- [Objective]
Transcribe all of the material exactly, except for its pictures.

====

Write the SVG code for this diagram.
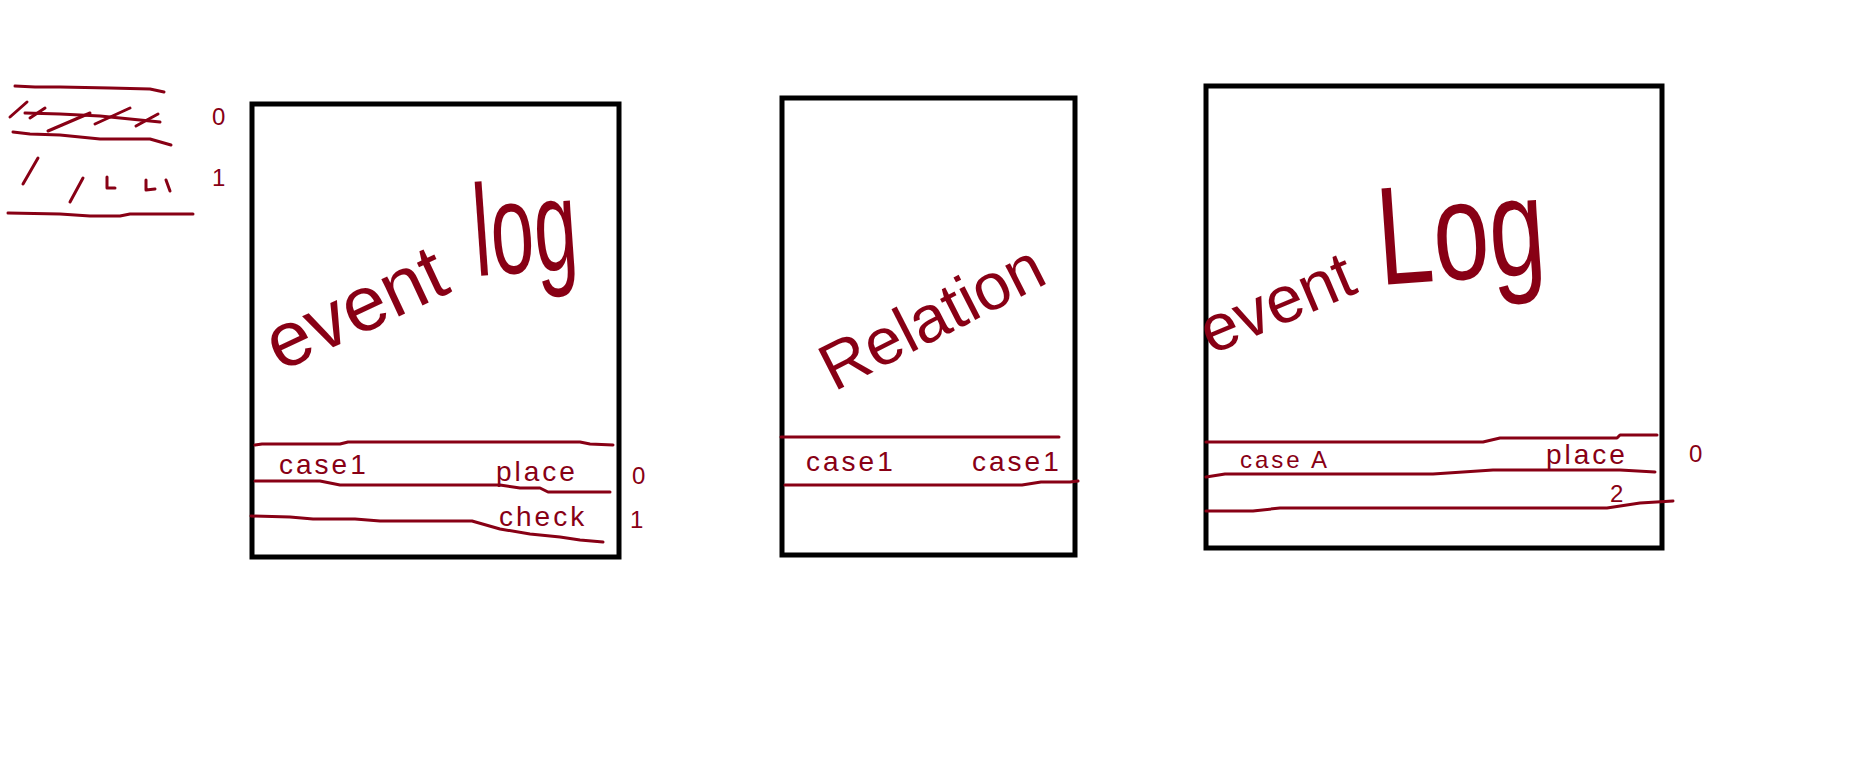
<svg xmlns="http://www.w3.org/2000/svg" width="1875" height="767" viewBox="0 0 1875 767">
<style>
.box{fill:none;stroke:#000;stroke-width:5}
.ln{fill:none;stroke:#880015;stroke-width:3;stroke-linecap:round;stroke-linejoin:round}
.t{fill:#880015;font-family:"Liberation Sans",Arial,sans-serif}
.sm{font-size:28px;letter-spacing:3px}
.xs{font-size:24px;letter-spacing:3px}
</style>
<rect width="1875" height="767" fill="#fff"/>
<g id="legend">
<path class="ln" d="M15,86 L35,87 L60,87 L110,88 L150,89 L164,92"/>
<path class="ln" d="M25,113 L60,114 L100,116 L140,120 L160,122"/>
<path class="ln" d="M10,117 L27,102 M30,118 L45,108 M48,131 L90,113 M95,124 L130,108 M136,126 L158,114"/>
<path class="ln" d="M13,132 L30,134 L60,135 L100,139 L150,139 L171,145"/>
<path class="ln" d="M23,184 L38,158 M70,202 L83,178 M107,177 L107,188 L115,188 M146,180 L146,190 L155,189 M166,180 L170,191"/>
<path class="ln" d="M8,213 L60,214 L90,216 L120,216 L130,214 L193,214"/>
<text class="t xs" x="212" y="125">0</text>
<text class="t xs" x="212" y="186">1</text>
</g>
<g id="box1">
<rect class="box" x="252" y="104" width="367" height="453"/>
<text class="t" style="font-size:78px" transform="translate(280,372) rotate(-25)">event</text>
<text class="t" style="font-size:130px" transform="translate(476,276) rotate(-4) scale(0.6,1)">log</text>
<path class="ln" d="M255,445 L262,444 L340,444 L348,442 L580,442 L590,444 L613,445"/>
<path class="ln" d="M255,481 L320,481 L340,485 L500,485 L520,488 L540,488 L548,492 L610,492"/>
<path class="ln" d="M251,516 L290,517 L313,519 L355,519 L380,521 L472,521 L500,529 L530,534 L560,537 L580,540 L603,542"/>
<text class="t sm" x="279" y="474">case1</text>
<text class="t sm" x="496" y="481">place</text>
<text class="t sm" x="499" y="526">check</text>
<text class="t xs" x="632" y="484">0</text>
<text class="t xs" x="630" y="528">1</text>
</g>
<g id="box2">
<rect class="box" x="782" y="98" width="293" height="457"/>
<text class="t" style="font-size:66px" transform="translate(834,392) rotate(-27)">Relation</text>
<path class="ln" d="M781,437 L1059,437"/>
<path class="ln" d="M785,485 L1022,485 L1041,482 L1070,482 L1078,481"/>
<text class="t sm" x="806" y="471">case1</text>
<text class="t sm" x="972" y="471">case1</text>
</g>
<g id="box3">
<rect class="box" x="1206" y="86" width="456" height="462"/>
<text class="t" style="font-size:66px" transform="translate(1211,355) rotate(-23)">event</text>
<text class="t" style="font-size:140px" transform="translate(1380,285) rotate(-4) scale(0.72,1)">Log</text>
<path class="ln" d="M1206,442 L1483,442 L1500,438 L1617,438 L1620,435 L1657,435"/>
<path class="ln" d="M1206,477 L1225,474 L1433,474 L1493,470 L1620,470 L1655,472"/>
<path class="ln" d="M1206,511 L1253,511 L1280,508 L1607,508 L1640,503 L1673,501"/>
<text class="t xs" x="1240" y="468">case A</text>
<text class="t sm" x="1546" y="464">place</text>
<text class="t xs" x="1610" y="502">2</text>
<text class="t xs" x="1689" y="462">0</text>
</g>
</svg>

====

- [The completed task]
Write the SVG code for this diagram.
<svg xmlns="http://www.w3.org/2000/svg" width="1875" height="767" viewBox="0 0 1875 767">
<style>
.box{fill:none;stroke:#000;stroke-width:5}
.ln{fill:none;stroke:#880015;stroke-width:3;stroke-linecap:round;stroke-linejoin:round}
.t{fill:#880015;font-family:"Liberation Sans",Arial,sans-serif}
.sm{font-size:28px;letter-spacing:3px}
.xs{font-size:24px;letter-spacing:3px}
</style>
<rect width="1875" height="767" fill="#fff"/>
<g id="legend">
<path class="ln" d="M15,86 L35,87 L60,87 L110,88 L150,89 L164,92"/>
<path class="ln" d="M25,113 L60,114 L100,116 L140,120 L160,122"/>
<path class="ln" d="M10,117 L27,102 M30,118 L45,108 M48,131 L90,113 M95,124 L130,108 M136,126 L158,114"/>
<path class="ln" d="M13,132 L30,134 L60,135 L100,139 L150,139 L171,145"/>
<path class="ln" d="M23,184 L38,158 M70,202 L83,178 M107,177 L107,188 L115,188 M146,180 L146,190 L155,189 M166,180 L170,191"/>
<path class="ln" d="M8,213 L60,214 L90,216 L120,216 L130,214 L193,214"/>
<text class="t xs" x="212" y="125">0</text>
<text class="t xs" x="212" y="186">1</text>
</g>
<g id="box1">
<rect class="box" x="252" y="104" width="367" height="453"/>
<text class="t" style="font-size:78px" transform="translate(280,372) rotate(-25)">event</text>
<text class="t" style="font-size:130px" transform="translate(476,276) rotate(-4) scale(0.6,1)">log</text>
<path class="ln" d="M255,445 L262,444 L340,444 L348,442 L580,442 L590,444 L613,445"/>
<path class="ln" d="M255,481 L320,481 L340,485 L500,485 L520,488 L540,488 L548,492 L610,492"/>
<path class="ln" d="M251,516 L290,517 L313,519 L355,519 L380,521 L472,521 L500,529 L530,534 L560,537 L580,540 L603,542"/>
<text class="t sm" x="279" y="474">case1</text>
<text class="t sm" x="496" y="481">place</text>
<text class="t sm" x="499" y="526">check</text>
<text class="t xs" x="632" y="484">0</text>
<text class="t xs" x="630" y="528">1</text>
</g>
<g id="box2">
<rect class="box" x="782" y="98" width="293" height="457"/>
<text class="t" style="font-size:66px" transform="translate(834,392) rotate(-27)">Relation</text>
<path class="ln" d="M781,437 L1059,437"/>
<path class="ln" d="M785,485 L1022,485 L1041,482 L1070,482 L1078,481"/>
<text class="t sm" x="806" y="471">case1</text>
<text class="t sm" x="972" y="471">case1</text>
</g>
<g id="box3">
<rect class="box" x="1206" y="86" width="456" height="462"/>
<text class="t" style="font-size:66px" transform="translate(1211,355) rotate(-23)">event</text>
<text class="t" style="font-size:140px" transform="translate(1380,285) rotate(-4) scale(0.72,1)">Log</text>
<path class="ln" d="M1206,442 L1483,442 L1500,438 L1617,438 L1620,435 L1657,435"/>
<path class="ln" d="M1206,477 L1225,474 L1433,474 L1493,470 L1620,470 L1655,472"/>
<path class="ln" d="M1206,511 L1253,511 L1280,508 L1607,508 L1640,503 L1673,501"/>
<text class="t xs" x="1240" y="468">case A</text>
<text class="t sm" x="1546" y="464">place</text>
<text class="t xs" x="1610" y="502">2</text>
<text class="t xs" x="1689" y="462">0</text>
</g>
</svg>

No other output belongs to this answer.